When they re-board the doors, they use the Hilti DX 460 MX powder-actuated nail gun that Snoop purchased in the first scene of the season. Later, the nail gun's distinctive nails become key clues: every house boarded up with those nails contains at least one body. Before the police discover this, however, Herc manages to pull them over and notices the nail gun, so Chris discards it, to Snoop's chagrin.

Among the people Chris and Snoop murder are Curtis "Lex" Anderson, Little Kevin, Old Face Andre, several New York drug dealers, and a security guard who talked back to Marlo. Tired of always concealing her crimes, Snoop tries to keep the guard's badge as a souvenir, but Chris throws the badge away. The pair were also responsible for intimidating Bodie Broadus into accepting Marlo's drug supply and for recruiting middle schooler Michael Lee into their organization. They also train the next generation of soldiers for Stanfield's organization, including O-Dog.

In "Final Grades", the last episode of season 4, Snoop alludes to being a lesbian while talking to Bunk during a routine police search.

===Season 5===
In season 5, Snoop continues to act as muscle for Marlo, alongside Chris Partlow. Tension between her and Michael becomes a recurring theme. Snoop carries out orders from her superiors without question, but Michael tends to voice his opinion about certain situations. This occurs when Chris, Snoop, and Michael are about to make a hit on Junebug (a rival drug dealer spreading malicious but trivial words about Marlo's sexuality) and after Omar kills Savino Bratton.
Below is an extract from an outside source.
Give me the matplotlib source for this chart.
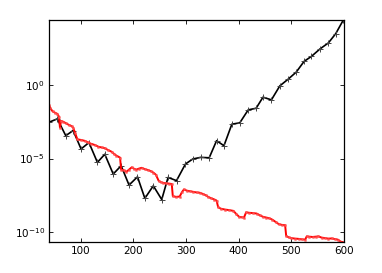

Snoop is murdered by Michael when he rightly suspects that she is about to kill him, due to Marlo's suspicion that he had been talking to the police about the Stanfield organization. When Michael draws his gun, Snoop compliments him on his intelligence and asks him how he knew that she was going to kill him. She accepts her fate and nonchalantly looks into the car's wing mirror. Her final words are, "How my hair look, Mike?" Michael answers, "You look good, girl", then shoots her in the head.

==Production==

===Origins===

Snoop's name is seen for the first time, very briefly, in a season 3 episode, written on a Post-it Note and being pinned up to the board in the Major Crimes Unit. Her name is also pinned on the board in "Boys of Summer" (season 4, episode 1). She can be seen for the first time in the widescreen version of "Hamsterdam" (season 3, episode 4), sitting with Justin and Fruit in the gymnasium during Colvin's speech, although in that episode's original broadcast release she is cropped from the shot.

Her name and picture are up on the details board under Chris Partlow as "Felicia Pearson AKA 'Snoop'". Her name can once again be seen briefly early in the season 5 episode "Transitions", as well as in Randy Wagstaff's police file in "The Dickensian Aspect". "Snoop" is the actress' nickname in real life.

==Reception==
Several critics have praised Pearson's performance as especially frightening. Writer Stephen King called the character "perhaps the most terrifying female villain to ever appear in a television series".